Komunitas ini diawali dengan iseng. Dari hobinya
membaca buku, anak muda humoris ini ingin menularkannya dengan membuat
satu akun bernama “pecandu buku” untuk me-review buku-buku yang
sudah dibaca. Tidak disangka ternyata banyak yang suka hingga sahabatnya
memberikan ide untuk me-review buku ramai–ramai bersama orang yang
gemar membaca. Hingga sekarang anggota komunitas Pecandu Buku
berjumlah 500 orang yang tersebar di seluruh Indonesia, dan diikuti oleh
100.000 followers di Instagram .
Kenapa peduli literasi? Fiersa mengungkapkan bahwa membentuk
pemikiran anak muda Indonesia yaitu dengan membaca. “Saya rasa bangsa itu
dibentuk ketika anak mudanya mau membaca.” Dengan mencoba baca buku novel pun
itu sudah menstimulus imajinasi untuk berkembang. Mengutip Einstein, pemuda
kelahiran Bandung ini mengatakan, ”Ilmu pengetahuan membawamu mengenal A sampai
Z, imajinasi membawamu ke mana pun. Nah, bagaimana kita tahu mau menuju ke mana
apabila imajinasi kita kita tak beranjak ke mana-mana?,” tanya
pemuda lajang ini.
Diapun menyinggung bahwa tingkat literasi Indonesia rendah
dibanding negara lain, peringkat 60 dari 61. Rendahnya tingkat literasi
menyebabkan masyarakat mudah terpengaruh hoax dan tidak
mampu mengenali produk asli dan bajakan.
Menyiasati hal itu, Fiersa pun menjelaskan cara menarik minat masyarakat hingga anak muda untuk membaca buku. Pertama kali yang harus dilakukan semua pihak dan lembaga pendidikan adalah menghilangkan trauma terhadap buku. Trauma atau paranoid terhadap buku ini dihadapi oleh banyak anak muda termasuk Fiersa sendiri sewaktu dulu sekolah. Stigma melekat bahwa buku adalah hal yang membosankan dan hanya mengingatkan kita pada pelajaran sekolah yang berat dan serius.

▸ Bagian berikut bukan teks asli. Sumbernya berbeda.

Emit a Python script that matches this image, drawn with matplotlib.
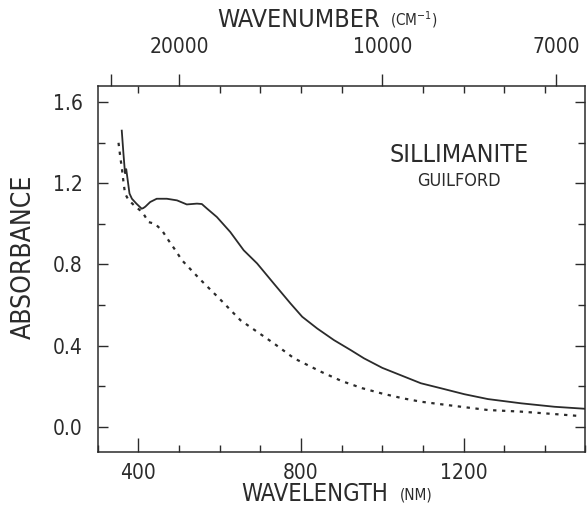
import matplotlib
matplotlib.use("Agg")
import matplotlib.pyplot as plt
from matplotlib.ticker import MultipleLocator, FixedLocator, NullFormatter

# Sillimanite (Guilford) absorbance spectra
wl_solid = [359, 363, 367, 370, 372, 378, 384, 395, 408, 412, 417, 429, 445, 470, 495,
            519, 544, 556, 569, 593, 626, 659, 692, 733, 774, 803, 840, 881, 922, 955,
            1000, 1050, 1095, 1145, 1202, 1260, 1342, 1424, 1500]
abs_solid = [1.46, 1.35, 1.25, 1.27, 1.24, 1.15, 1.124, 1.10, 1.075, 1.078, 1.085, 1.108,
             1.124, 1.124, 1.116, 1.096, 1.10, 1.098, 1.075, 1.034, 0.96, 0.87, 0.805,
             0.706, 0.608, 0.542, 0.484, 0.427, 0.378, 0.337, 0.29, 0.25, 0.214, 0.189,
             0.16, 0.136, 0.115, 0.098, 0.088]

wl_dot = [351, 356, 359, 363, 367, 375, 390, 404, 412, 425, 441, 458, 474, 491, 507, 550,
          600, 651, 692, 733, 783, 850, 900, 950, 1000, 1050, 1095, 1178, 1260, 1342,
          1424, 1482]
abs_dot = [1.40, 1.32, 1.28, 1.21, 1.15, 1.12, 1.09, 1.067, 1.051, 1.009, 1.0, 0.968,
           0.919, 0.87, 0.821, 0.73, 0.63, 0.525, 0.468, 0.411, 0.337, 0.27, 0.225, 0.19,
           0.163, 0.14, 0.123, 0.102, 0.082, 0.074, 0.062, 0.053]

wavenumbers = [30000, 20000, 10000, 7000]
wavenumber_labels = ["", "20000", "10000", "7000"]

ink = "#2b2b2b"
plt.rcParams['font.family'] = 'DejaVu Sans'
plt.rcParams['font.stretch'] = 'condensed'

fig = plt.figure(figsize=(5.88, 5.09), dpi=100)
ax = fig.add_axes([0.1663, 0.112, 0.8294, 0.719])

ax.plot(wl_solid, abs_solid, color=ink, lw=1.3)
ax.plot(wl_dot, abs_dot, color=ink, lw=1.6, linestyle=(0, (1.5, 2.5)))

ax.set_xlim(300, 1500)
ax.set_ylim(-0.125, 1.68)

ax.xaxis.set_major_locator(FixedLocator([400, 800, 1200]))
ax.xaxis.set_minor_locator(MultipleLocator(100))
ax.yaxis.set_major_locator(MultipleLocator(0.4))
ax.yaxis.set_minor_locator(MultipleLocator(0.2))
ax.yaxis.set_major_formatter(matplotlib.ticker.FormatStrFormatter('%.1f'))

ax.tick_params(which='both', direction='in', colors=ink, width=1.0, labelsize=15,
               right=True, top=False)
ax.tick_params(axis='x', which='major', length=10, pad=8)
ax.tick_params(axis='x', which='minor', length=5)
ax.tick_params(axis='y', which='major', length=7, pad=11)
ax.tick_params(axis='y', which='minor', length=5)
for s in ax.spines.values():
    s.set_color(ink)
    s.set_linewidth(1.1)

# top wavenumber axis
top = ax.twiny()
top.set_xlim(ax.get_xlim())
top.xaxis.set_major_locator(FixedLocator([1e7 / w for w in wavenumbers]))
top.set_xticklabels(wavenumber_labels)
top.xaxis.set_minor_locator(FixedLocator(list(range(400, 1500, 100))))
top.xaxis.set_minor_formatter(NullFormatter())
top.tick_params(which='major', direction='out', length=9, width=1.0, colors=ink,
                labelsize=15, pad=12)
top.tick_params(which='minor', direction='in', length=5, width=1.0, colors=ink)
for s in top.spines.values():
    s.set_visible(False)

# axis titles
fig.text(0.04, 0.495, "ABSORBANCE", rotation=90, ha='center', va='center',
         fontsize=19, color=ink)
fig.text(0.66, 0.03, "WAVELENGTH", ha='right', va='center', fontsize=17, color=ink)
fig.text(0.68, 0.028, "(NM)", ha='left', va='center', fontsize=11, color=ink)
fig.text(0.646, 0.961, "WAVENUMBER", ha='right', va='center', fontsize=18, color=ink)
fig.text(0.663, 0.961, "(CM$^{-1}$)", ha='left', va='center', fontsize=11, color=ink)

ax.text(0.741, 0.811, "SILLIMANITE", transform=ax.transAxes, ha='center', va='center',
        fontsize=18, color=ink)
ax.text(0.741, 0.74, "GUILFORD", transform=ax.transAxes, ha='center', va='center',
        fontsize=13, color=ink)

fig.savefig("out.png", dpi=100)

Setelah menanamkan rasa bahwa membaca adalah hal yang
menyenangkan, baru bisa dilakukan langkah selanjutnya, seperti pengadaan
perpustakaan jalanan, membaca buku bersama, serta acara-acara literasi seperti
bedah buku ini.
Ketika ditanya peserta bagaimana Bung mulai menulis? Pemuda yang
ketika bicara selalu bersemangat ini punya tips. “Mulailah menulis arah langkah
kalian sendiri, dengan kacamata kalian, dengan pengalaman kalian.” Setiap kejadian yang ditulis, 5 -10 tahun ke depan tulisan-tulisan itu seperti mesin waktu yang akan
memanggil memori kita. Catatan kecil itu akan mengembalikan ingatan
tentang kejadian, siapa saja yang ditemui, suasana apa yang kita rasakan dan
sebagainya. “Catatan catatan kecil saya dulu menjadi harta karun yang sangat
berharga bagi saya,” ungkap pria yang menempatkan Ibundanya sebagai orang yang
paling berharga dari apapun.
Sebagai klimaks acara, sebuah lagu yang belum pernah dirilis, secara live dipersembahkan khusus untuk sobatKaen yang hadir.